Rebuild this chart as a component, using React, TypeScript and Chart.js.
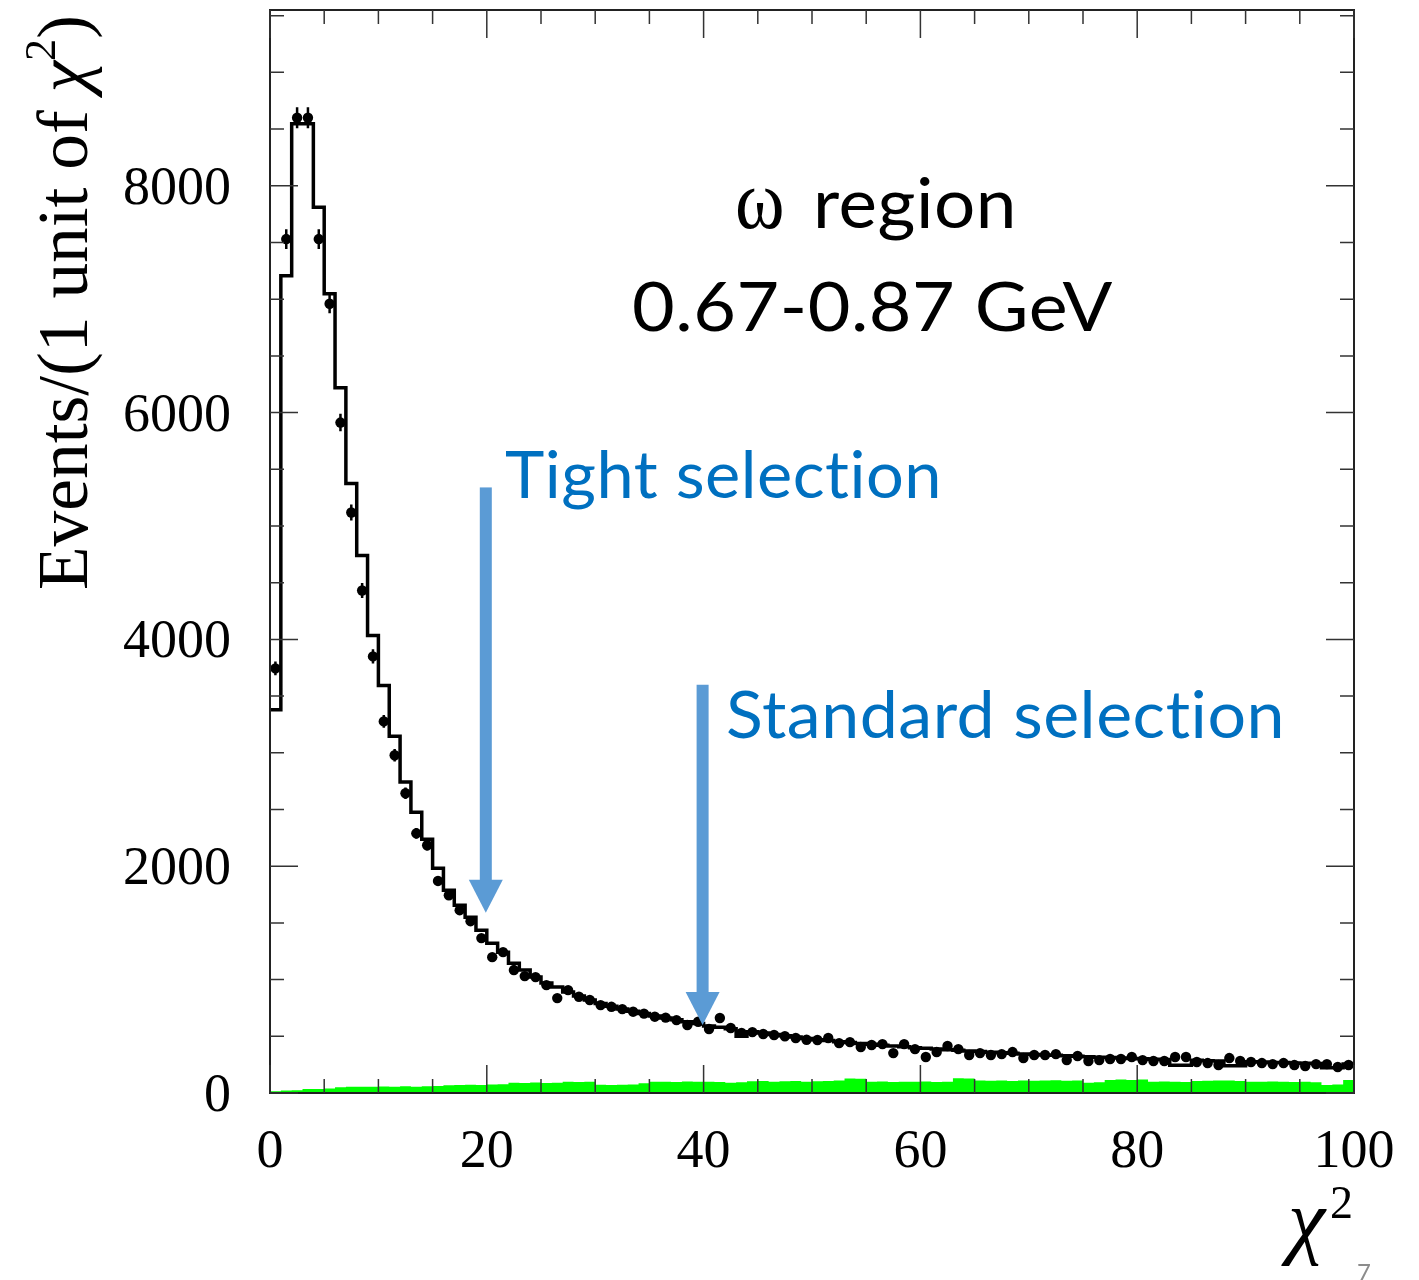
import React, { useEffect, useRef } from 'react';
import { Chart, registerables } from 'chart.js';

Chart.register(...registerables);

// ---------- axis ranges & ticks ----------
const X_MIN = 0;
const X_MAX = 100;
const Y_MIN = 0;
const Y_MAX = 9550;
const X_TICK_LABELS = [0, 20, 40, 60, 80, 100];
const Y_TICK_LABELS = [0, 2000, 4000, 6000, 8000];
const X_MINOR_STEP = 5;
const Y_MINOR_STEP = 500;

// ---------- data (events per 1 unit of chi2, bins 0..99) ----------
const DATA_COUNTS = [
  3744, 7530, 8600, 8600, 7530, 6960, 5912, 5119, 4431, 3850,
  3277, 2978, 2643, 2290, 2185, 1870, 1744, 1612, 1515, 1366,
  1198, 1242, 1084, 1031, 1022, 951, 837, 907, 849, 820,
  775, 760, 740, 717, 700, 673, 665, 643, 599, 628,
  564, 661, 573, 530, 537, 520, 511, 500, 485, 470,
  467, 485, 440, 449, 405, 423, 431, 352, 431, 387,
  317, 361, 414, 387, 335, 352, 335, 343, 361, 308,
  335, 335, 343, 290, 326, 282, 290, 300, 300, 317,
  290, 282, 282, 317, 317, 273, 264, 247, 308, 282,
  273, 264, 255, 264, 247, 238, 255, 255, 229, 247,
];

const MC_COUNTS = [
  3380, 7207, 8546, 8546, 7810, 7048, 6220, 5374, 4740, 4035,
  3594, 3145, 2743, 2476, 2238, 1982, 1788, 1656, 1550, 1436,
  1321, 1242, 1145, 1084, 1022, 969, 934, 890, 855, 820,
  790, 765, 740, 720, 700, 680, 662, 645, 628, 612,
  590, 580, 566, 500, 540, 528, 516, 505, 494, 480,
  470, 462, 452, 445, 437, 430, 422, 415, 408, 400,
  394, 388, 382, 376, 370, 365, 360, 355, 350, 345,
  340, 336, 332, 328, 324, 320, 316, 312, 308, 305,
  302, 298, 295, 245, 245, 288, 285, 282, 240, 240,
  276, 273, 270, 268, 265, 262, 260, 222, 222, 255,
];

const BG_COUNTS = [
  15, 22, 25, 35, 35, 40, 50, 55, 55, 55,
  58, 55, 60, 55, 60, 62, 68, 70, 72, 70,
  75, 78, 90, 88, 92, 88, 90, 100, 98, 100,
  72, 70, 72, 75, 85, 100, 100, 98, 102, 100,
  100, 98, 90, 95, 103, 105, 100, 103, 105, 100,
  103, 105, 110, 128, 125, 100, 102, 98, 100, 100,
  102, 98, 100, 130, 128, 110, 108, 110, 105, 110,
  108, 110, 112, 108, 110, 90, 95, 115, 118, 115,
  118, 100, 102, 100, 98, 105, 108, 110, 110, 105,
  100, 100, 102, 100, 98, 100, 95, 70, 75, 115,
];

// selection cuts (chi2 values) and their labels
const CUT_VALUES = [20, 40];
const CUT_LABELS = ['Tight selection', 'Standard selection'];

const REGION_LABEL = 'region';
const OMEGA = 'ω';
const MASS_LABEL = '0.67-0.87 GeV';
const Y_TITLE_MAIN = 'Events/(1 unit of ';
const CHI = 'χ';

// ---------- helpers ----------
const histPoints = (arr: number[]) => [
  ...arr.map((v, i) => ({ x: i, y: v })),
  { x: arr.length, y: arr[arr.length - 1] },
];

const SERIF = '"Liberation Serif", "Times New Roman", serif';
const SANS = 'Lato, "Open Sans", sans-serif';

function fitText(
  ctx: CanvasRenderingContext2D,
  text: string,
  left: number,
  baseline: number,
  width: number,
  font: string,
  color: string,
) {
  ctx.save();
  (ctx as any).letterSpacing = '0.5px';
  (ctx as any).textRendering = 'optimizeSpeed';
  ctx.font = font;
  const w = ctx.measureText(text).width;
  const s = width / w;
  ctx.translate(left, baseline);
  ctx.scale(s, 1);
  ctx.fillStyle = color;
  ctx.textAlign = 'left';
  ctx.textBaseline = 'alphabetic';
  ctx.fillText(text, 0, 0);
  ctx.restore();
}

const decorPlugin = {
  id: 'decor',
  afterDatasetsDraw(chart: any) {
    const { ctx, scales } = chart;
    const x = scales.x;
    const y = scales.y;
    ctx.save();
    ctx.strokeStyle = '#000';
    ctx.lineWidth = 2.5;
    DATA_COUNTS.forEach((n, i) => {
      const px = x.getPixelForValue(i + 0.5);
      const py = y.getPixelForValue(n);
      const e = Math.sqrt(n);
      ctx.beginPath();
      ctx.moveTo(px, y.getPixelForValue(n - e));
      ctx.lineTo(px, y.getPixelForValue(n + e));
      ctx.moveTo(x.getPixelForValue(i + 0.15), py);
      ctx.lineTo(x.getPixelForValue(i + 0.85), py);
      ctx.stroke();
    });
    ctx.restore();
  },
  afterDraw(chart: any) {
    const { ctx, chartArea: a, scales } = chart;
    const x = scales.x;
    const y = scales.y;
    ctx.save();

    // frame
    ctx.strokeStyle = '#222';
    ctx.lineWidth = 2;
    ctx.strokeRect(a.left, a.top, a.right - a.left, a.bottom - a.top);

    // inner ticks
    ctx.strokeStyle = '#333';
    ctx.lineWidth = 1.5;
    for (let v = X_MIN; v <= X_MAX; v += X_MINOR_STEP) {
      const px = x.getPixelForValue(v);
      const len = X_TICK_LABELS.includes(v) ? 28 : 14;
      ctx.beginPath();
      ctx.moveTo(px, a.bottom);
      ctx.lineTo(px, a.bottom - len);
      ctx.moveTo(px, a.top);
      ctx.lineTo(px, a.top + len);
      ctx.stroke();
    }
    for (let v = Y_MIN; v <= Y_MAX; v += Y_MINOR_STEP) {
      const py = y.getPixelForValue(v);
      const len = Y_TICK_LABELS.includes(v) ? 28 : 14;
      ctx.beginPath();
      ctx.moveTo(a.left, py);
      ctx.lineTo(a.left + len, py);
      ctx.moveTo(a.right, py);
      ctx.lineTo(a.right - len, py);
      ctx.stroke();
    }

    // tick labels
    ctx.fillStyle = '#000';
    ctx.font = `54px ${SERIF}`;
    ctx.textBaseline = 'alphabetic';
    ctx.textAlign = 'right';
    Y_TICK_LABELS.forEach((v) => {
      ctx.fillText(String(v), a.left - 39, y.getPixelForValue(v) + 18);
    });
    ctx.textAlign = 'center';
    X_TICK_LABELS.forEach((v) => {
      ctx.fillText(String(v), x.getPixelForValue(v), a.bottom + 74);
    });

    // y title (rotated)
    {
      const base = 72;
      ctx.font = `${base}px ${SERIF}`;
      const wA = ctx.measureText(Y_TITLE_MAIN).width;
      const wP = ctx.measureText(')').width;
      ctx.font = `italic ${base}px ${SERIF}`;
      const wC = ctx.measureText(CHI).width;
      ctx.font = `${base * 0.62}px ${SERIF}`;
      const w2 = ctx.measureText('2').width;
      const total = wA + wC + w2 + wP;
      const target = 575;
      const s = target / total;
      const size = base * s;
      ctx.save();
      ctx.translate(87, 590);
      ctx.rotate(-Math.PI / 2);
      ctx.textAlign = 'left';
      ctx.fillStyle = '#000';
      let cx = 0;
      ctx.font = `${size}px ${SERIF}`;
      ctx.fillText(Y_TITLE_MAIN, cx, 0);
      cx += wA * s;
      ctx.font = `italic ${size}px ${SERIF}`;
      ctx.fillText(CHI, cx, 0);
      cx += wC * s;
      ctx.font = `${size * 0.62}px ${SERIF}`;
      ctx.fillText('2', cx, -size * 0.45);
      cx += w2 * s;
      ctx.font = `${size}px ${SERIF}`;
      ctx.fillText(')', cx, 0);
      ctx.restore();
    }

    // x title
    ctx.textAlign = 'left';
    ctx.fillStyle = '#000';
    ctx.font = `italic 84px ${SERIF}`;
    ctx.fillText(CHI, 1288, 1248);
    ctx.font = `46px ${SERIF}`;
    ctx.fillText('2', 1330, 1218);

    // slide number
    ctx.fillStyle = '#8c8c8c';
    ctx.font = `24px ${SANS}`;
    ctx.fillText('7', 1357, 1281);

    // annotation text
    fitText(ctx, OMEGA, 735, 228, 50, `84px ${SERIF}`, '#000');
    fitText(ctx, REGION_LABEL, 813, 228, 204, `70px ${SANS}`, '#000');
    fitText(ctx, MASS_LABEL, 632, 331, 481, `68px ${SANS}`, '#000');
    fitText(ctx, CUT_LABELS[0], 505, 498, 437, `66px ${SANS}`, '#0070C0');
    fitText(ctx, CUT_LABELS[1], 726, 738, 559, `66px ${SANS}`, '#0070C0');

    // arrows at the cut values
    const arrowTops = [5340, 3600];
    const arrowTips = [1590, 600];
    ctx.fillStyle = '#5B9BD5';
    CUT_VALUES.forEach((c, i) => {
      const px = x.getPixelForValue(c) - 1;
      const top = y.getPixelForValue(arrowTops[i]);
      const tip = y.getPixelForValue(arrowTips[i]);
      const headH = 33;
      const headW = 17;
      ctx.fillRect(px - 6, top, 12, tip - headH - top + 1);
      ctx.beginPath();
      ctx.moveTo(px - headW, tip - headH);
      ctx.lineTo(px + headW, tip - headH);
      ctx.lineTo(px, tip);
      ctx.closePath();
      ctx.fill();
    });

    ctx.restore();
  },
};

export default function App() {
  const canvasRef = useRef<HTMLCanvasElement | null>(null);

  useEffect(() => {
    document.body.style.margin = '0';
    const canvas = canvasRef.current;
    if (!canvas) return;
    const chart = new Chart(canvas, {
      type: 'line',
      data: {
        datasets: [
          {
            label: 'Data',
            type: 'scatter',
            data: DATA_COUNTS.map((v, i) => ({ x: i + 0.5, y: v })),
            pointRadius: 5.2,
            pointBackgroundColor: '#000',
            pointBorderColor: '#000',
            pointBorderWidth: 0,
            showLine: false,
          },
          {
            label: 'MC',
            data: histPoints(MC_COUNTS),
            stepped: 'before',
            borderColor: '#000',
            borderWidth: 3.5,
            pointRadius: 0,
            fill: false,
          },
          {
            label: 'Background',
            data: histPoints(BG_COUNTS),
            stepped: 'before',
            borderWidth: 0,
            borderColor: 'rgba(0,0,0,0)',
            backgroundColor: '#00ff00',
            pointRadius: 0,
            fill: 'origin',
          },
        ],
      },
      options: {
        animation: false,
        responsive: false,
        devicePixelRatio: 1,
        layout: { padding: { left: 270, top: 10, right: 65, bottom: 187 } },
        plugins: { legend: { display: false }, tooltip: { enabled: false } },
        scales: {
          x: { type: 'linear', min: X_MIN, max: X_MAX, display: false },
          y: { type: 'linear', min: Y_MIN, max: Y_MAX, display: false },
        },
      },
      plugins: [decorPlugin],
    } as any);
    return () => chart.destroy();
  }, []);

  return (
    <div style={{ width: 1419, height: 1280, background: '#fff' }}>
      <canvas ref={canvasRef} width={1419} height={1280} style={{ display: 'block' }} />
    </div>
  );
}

▶ Given exercise
From the opening line of the listing above through the line bearing "Chart.register(...registerables);", repeat each line exactly. Drop every picture.

▶ Final result
Rebuild this chart as a component, using React, TypeScript and Chart.js.
import React, { useEffect, useRef } from 'react';
import { Chart, registerables } from 'chart.js';

Chart.register(...registerables);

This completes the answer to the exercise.